Personal information
- Full name: Patrick Murphy
- Born: Q1 1882 County Wicklow, Ireland
- Died: Q2 1938 (aged 56) Dublin, Leinster, Ireland
- Nickname: Paddy
- Batting: Right-handed
- Bowling: Left-arm fast-medium

Domestic team information
- 1909–1912: Ireland

Career statistics
| Competition | First-class |
| Matches | 2 |
| Runs scored | 26 |
| Batting average | 13.00 |
| 100s/50s | –/– |
| Top score | 10 |
| Balls bowled | 192 |
| Wickets | 4 |
| Bowling average | 29.25 |
| 5 wickets in innings | – |
| 10 wickets in match | – |
| Best bowling | 2/92 |
| Catches/stumpings | 1/– |
- Source: Cricinfo, 26 October 2018

= Patrick Murphy (cricketer) =

Irish cricketer

Patrick Murphy (Q1 1882 - Q2 1938) was an Irish first-class cricketer.

Murphy was born at County Wicklow in the 1st quarter of 1882. Playing club cricket for Civil Service (Dublin), Murphy made two appearances in first-class cricket for Ireland.
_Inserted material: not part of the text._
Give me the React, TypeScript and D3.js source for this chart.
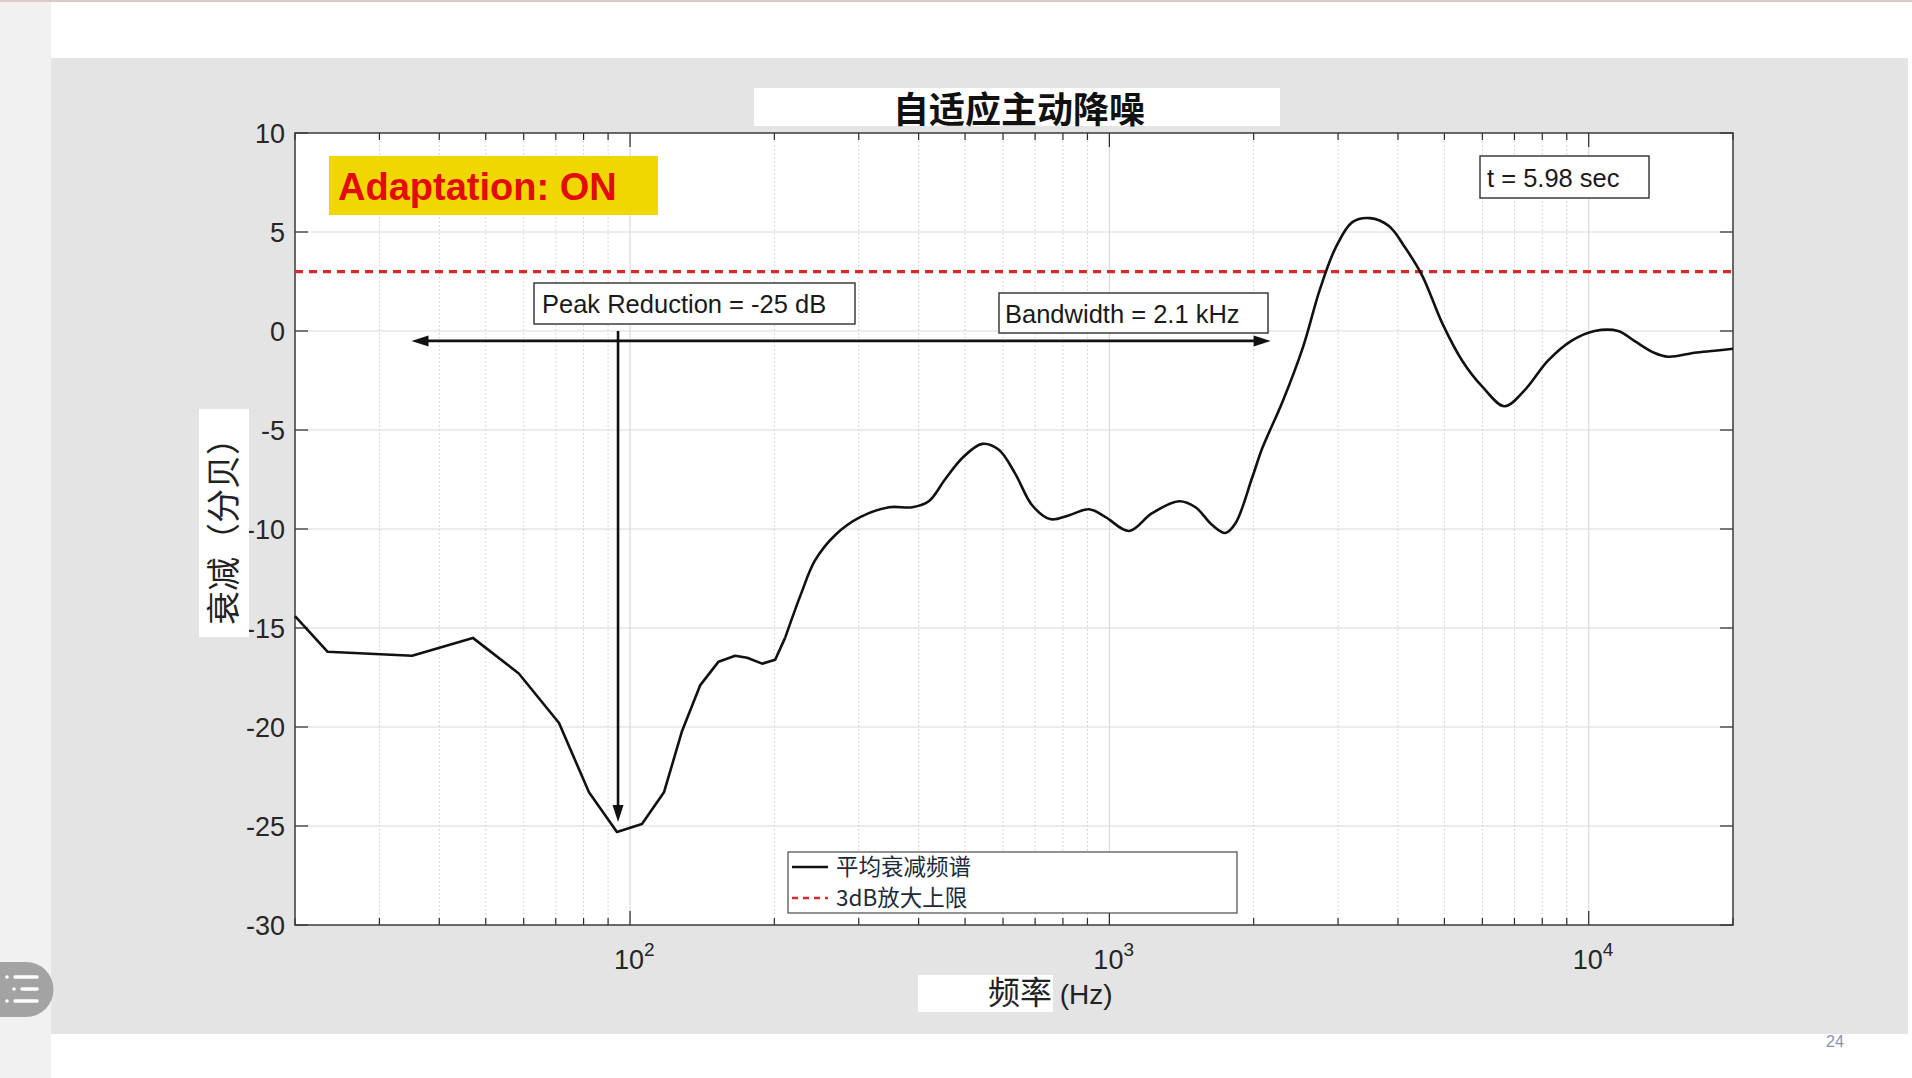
import { useRef, useEffect } from 'react'
import * as d3 from 'd3'

// averaged attenuation spectrum
const freqHz = [
  20.0, 23.4, 35.1, 47.0, 58.6, 71.1, 82.1, 93.9, 105.9, 117.7, 128.4, 140, 153, 165.7, 175.5, 188.6, 200.8, 210.6,
  228, 243, 268, 302, 347, 388, 420, 454, 494, 543, 588, 636, 690, 752, 825, 907, 982, 1099, 1228, 1398, 1512,
  1639, 1747, 1834, 1986, 2086, 2295, 2536, 2749, 2964, 3213, 3497, 3830, 4143, 4494, 4947, 5446, 5993, 6678,
  7345, 8224, 9202, 10290, 11520, 12450, 13690, 14650, 16620, 18300, 20000,
]
const attenDb = [
  -14.4, -16.2, -16.4, -15.5, -17.3, -19.8, -23.3, -25.3, -24.9, -23.3, -20.2, -17.9, -16.7, -16.4, -16.5, -16.8, -16.6, -15.5,
  -13.2, -11.6, -10.3, -9.4, -8.9, -8.9, -8.6, -7.5, -6.4, -5.7, -6.0, -7.2, -8.8, -9.5, -9.3, -9.0, -9.4, -10.1, -9.2, -8.6, -8.9,
  -9.8, -10.2, -9.7, -7.4, -5.9, -3.6, -0.8, 2.1, 4.2, 5.5, 5.7, 5.3, 4.2, 2.8, 0.4, -1.5, -2.8, -3.8,
  -3.0, -1.5, -0.5, 0.0, 0.0, -0.5, -1.1, -1.3, -1.1, -1.0, -0.9,
]
// the low-frequency part is drawn with straight segments
const linearCount = 18

const limitDb = 3
const yTicks = [10, 5, 0, -5, -10, -15, -20, -25, -30]
const decades = [100, 1000, 10000]
const decadeExp = ['2', '3', '4']
const legendLabels = ['平均衰减频谱', '3dB放大上限']

const titleText = '自适应主动降噪'
const yLabel = '衰减（分贝）'
const xLabelCn = '频率'
const xLabelEn = ' (Hz)'
const badgeText = 'Adaptation: ON'
const timeText = 't = 5.98 sec'
const peakText = 'Peak Reduction = -25 dB'
const bwText = 'Bandwidth = 2.1 kHz'

// arrow ends (Hz / dB)
const bandArrow = { f0: 35, f1: 2170, db: -0.5 }
const peakArrow = { f: 94.4, db0: 0, db1: -24.8 }

const W = 1912
const H = 1078
const plot = { left: 295, right: 1733, top: 133, bottom: 925 }
const sans = "'Liberation Sans', Arial, sans-serif"
const cjk = "'Noto Sans CJK SC', 'Noto Sans', sans-serif"

const App = () => {
  const svgRef = useRef(null)

  useEffect(() => {
    document.body.style.margin = '0'
    const svg = d3.select(svgRef.current)
    svg.selectAll('*').remove()

    const x = d3.scaleLog().domain([20, 20000]).range([plot.left, plot.right])
    const y = d3.scaleLinear().domain([-30, 10]).range([plot.bottom, plot.top])

    // page
    svg.append('rect').attr('width', W).attr('height', H).attr('fill', '#ffffff')
    svg.append('rect').attr('x', 0).attr('y', 0).attr('width', 51).attr('height', H).attr('fill', '#f1f1f1')
    svg.append('rect').attr('x', 0).attr('y', 0).attr('width', W).attr('height', 2).attr('fill', '#dccbc4')
    svg.append('rect').attr('x', 51).attr('y', 58).attr('width', 1857).attr('height', 976).attr('fill', '#e4e4e4')

    // plot background
    svg.append('rect')
      .attr('x', plot.left).attr('y', plot.top)
      .attr('width', plot.right - plot.left).attr('height', plot.bottom - plot.top)
      .attr('fill', '#ffffff')

    const g = svg.append('g')

    // grid
    const allTicks = x.ticks()
    const minor = allTicks.filter(t => !decades.includes(t) && t > 20 && t < 20000)
    g.selectAll('.gminor').data(minor).enter().append('line')
      .attr('x1', d => x(d)).attr('x2', d => x(d))
      .attr('y1', plot.top).attr('y2', plot.bottom)
      .attr('stroke', '#c8c8c8').attr('stroke-width', 1).attr('stroke-dasharray', '1.5,2.5')
    g.selectAll('.gmajor').data(decades).enter().append('line')
      .attr('x1', d => x(d)).attr('x2', d => x(d))
      .attr('y1', plot.top).attr('y2', plot.bottom)
      .attr('stroke', '#dadada').attr('stroke-width', 1.2)
    g.selectAll('.gy').data(yTicks.filter(t => t < 10 && t > -30)).enter().append('line')
      .attr('x1', plot.left).attr('x2', plot.right)
      .attr('y1', d => y(d)).attr('y2', d => y(d))
      .attr('stroke', '#dadada').attr('stroke-width', 1.2)

    // ticks on all four sides, pointing inward
    const axisCol = '#2b2b2b'
    const minorAll = allTicks.filter(t => !decades.includes(t))
    ;[plot.bottom, plot.top].forEach((yy, k) => {
      const dir = k === 0 ? -1 : 1
      g.selectAll('.tm' + k).data(minorAll).enter().append('line')
        .attr('x1', d => x(d)).attr('x2', d => x(d))
        .attr('y1', yy).attr('y2', yy + dir * 7)
        .attr('stroke', axisCol).attr('stroke-width', 1.2)
      g.selectAll('.tM' + k).data(decades).enter().append('line')
        .attr('x1', d => x(d)).attr('x2', d => x(d))
        .attr('y1', yy).attr('y2', yy + dir * 14)
        .attr('stroke', axisCol).attr('stroke-width', 1.2)
    })
    ;[plot.left, plot.right].forEach((xx, k) => {
      const dir = k === 0 ? 1 : -1
      g.selectAll('.ty' + k).data(yTicks).enter().append('line')
        .attr('x1', xx).attr('x2', xx + dir * 13)
        .attr('y1', d => y(d)).attr('y2', d => y(d))
        .attr('stroke', axisCol).attr('stroke-width', 1.2)
    })

    // frame
    g.append('rect')
      .attr('x', plot.left).attr('y', plot.top)
      .attr('width', plot.right - plot.left).attr('height', plot.bottom - plot.top)
      .attr('fill', 'none').attr('stroke', '#3a3a3a').attr('stroke-width', 1.5)

    // tick labels
    g.selectAll('.yl').data(yTicks).enter().append('text')
      .attr('x', plot.left - 10).attr('y', d => y(d))
      .attr('dy', '0.36em').attr('text-anchor', 'end')
      .attr('font-family', sans).attr('font-size', 27).attr('fill', '#262626')
      .text(d => d)
    const xl = g.selectAll('.xl').data(decades).enter().append('text')
      .attr('x', d => x(d) - 16).attr('y', plot.bottom + 44)
      .attr('font-family', sans).attr('font-size', 27).attr('fill', '#262626')
    xl.append('tspan').text('10')
    xl.append('tspan').attr('dy', -13).attr('font-size', 19).text((d, i) => decadeExp[i])

    // 3 dB limit
    g.append('line')
      .attr('x1', plot.left).attr('x2', plot.right)
      .attr('y1', y(limitDb)).attr('y2', y(limitDb))
      .attr('stroke', '#d42a2a').attr('stroke-width', 3.2).attr('stroke-dasharray', '8,6')

    // spectrum
    const pts = freqHz.map((f, i) => [x(f), y(attenDb[i])])
    g.append('path')
      .attr('d', d3.line().curve(d3.curveLinear)(pts.slice(0, linearCount)))
      .attr('fill', 'none').attr('stroke', '#111').attr('stroke-width', 2.6).attr('stroke-linejoin', 'round')
    g.append('path')
      .attr('d', d3.line().curve(d3.curveCatmullRom.alpha(0.5))(pts.slice(linearCount - 1)))
      .attr('fill', 'none').attr('stroke', '#111').attr('stroke-width', 2.6).attr('stroke-linejoin', 'round')

    // arrows
    const head = (tipX, tipY, ang) => {
      const len = 17, half = 5.5
      const c = Math.cos(ang), s = Math.sin(ang)
      const bx = tipX - c * len, by = tipY - s * len
      return `M${tipX},${tipY}L${bx - s * half},${by + c * half}L${bx + s * half},${by - c * half}Z`
    }
    const ax0 = x(bandArrow.f0), ax1 = x(bandArrow.f1), ay = y(bandArrow.db)
    g.append('line').attr('x1', ax0 + 10).attr('x2', ax1 - 10).attr('y1', ay).attr('y2', ay)
      .attr('stroke', '#111').attr('stroke-width', 2.6)
    g.append('path').attr('d', head(ax0, ay, Math.PI)).attr('fill', '#111')
    g.append('path').attr('d', head(ax1, ay, 0)).attr('fill', '#111')
    const px = x(peakArrow.f), py0 = y(peakArrow.db0), py1 = y(peakArrow.db1)
    g.append('line').attr('x1', px).attr('x2', px).attr('y1', py0).attr('y2', py1 - 10)
      .attr('stroke', '#111').attr('stroke-width', 2.6)
    g.append('path').attr('d', head(px, py1, Math.PI / 2)).attr('fill', '#111')

    // text boxes
    const box = (bx, by, bw, bh, txt, tx, ty) => {
      g.append('rect').attr('x', bx).attr('y', by).attr('width', bw).attr('height', bh)
        .attr('fill', '#ffffff').attr('stroke', '#3c3c3c').attr('stroke-width', 1.5)
      g.append('text').attr('x', tx).attr('y', ty)
        .attr('font-family', sans).attr('font-size', 25.5).attr('fill', '#1a1a1a').text(txt)
    }
    box(534, 283, 321, 41, peakText, 542, 313)
    box(999, 293, 269, 40, bwText, 1005, 323)
    box(1480, 156, 169, 42, timeText, 1487, 187)

    // adaptation badge
    g.append('rect').attr('x', 329).attr('y', 156).attr('width', 329).attr('height', 59).attr('fill', '#f0d700')
    g.append('text').attr('x', 338).attr('y', 200)
      .attr('font-family', sans).attr('font-size', 38).attr('font-weight', 700).attr('fill', '#e30b0b')
      .text(badgeText)

    // legend
    g.append('rect').attr('x', 788).attr('y', 852).attr('width', 449).attr('height', 61)
      .attr('fill', '#ffffff').attr('stroke', '#4a4a4a').attr('stroke-width', 1.2)
    const legRows = [867, 898]
    legRows.forEach((ly, i) => {
      g.append('line').attr('x1', 792).attr('x2', 828).attr('y1', ly).attr('y2', ly)
        .attr('stroke', i === 0 ? '#111' : '#d42a2a').attr('stroke-width', 2.6)
        .attr('stroke-dasharray', i === 0 ? null : '6,5')
      g.append('text').attr('x', 836).attr('y', ly + 8)
        .attr('font-family', cjk).attr('font-size', 22.5).attr('fill', '#1c2b3a')
        .text(legendLabels[i])
    })

    // title
    svg.append('rect').attr('x', 754).attr('y', 88).attr('width', 526).attr('height', 38).attr('fill', '#ffffff')
    svg.append('text').attr('x', 1019).attr('y', 123).attr('text-anchor', 'middle')
      .attr('font-family', cjk).attr('font-size', 36).attr('font-weight', 700).attr('fill', '#111')
      .text(titleText)

    // y label
    svg.append('rect').attr('x', 199).attr('y', 409).attr('width', 50).attr('height', 228).attr('fill', '#ffffff')
    svg.append('text').attr('transform', 'translate(236,523) rotate(-90)').attr('text-anchor', 'middle')
      .attr('font-family', cjk).attr('font-size', 34).attr('fill', '#222')
      .text(yLabel)

    // x label
    svg.append('rect').attr('x', 918).attr('y', 975).attr('width', 135).attr('height', 37).attr('fill', '#ffffff')
    const xt = svg.append('text').attr('x', 988).attr('y', 1004).attr('fill', '#222')
    xt.append('tspan').attr('font-family', cjk).attr('font-size', 32).text(xLabelCn)
    xt.append('tspan').attr('font-family', sans).attr('font-size', 28).text(xLabelEn)

    // side menu button and page number
    svg.append('path')
      .attr('d', 'M0,962H26A27.5,27.5 0 0 1 26,1017H0Z').attr('fill', '#a3a3a3')
    ;[977, 989, 1001].forEach((yy, i) => {
      const dx = i === 1 ? 14 : 7
      svg.append('circle').attr('cx', dx).attr('cy', yy).attr('r', 1.8).attr('fill', '#fff')
      svg.append('line').attr('x1', dx + 8).attr('x2', 37).attr('y1', yy).attr('y2', yy)
        .attr('stroke', '#fff').attr('stroke-width', 3.5).attr('stroke-linecap', 'round')
    })
    svg.append('text').attr('x', 1826).attr('y', 1047)
      .attr('font-family', sans).attr('font-size', 16).attr('fill', '#8893ad').text('24')
  })

  return (
    <svg ref={svgRef} width={W} height={H} style={{ display: 'block' }}></svg>
  )
}

export default App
The first of these came against Scotland at Perth in 1909, while the second of these came against the same opposition at Dublin in 1912. Across his two matches, he scored 26 runs with a high score of 10. With his medium pace he took 4 wickets, with best innings figures of 2/92. His work as a civil servant limited any future appearances. He died at Dublin in the 2nd quarter of 1938.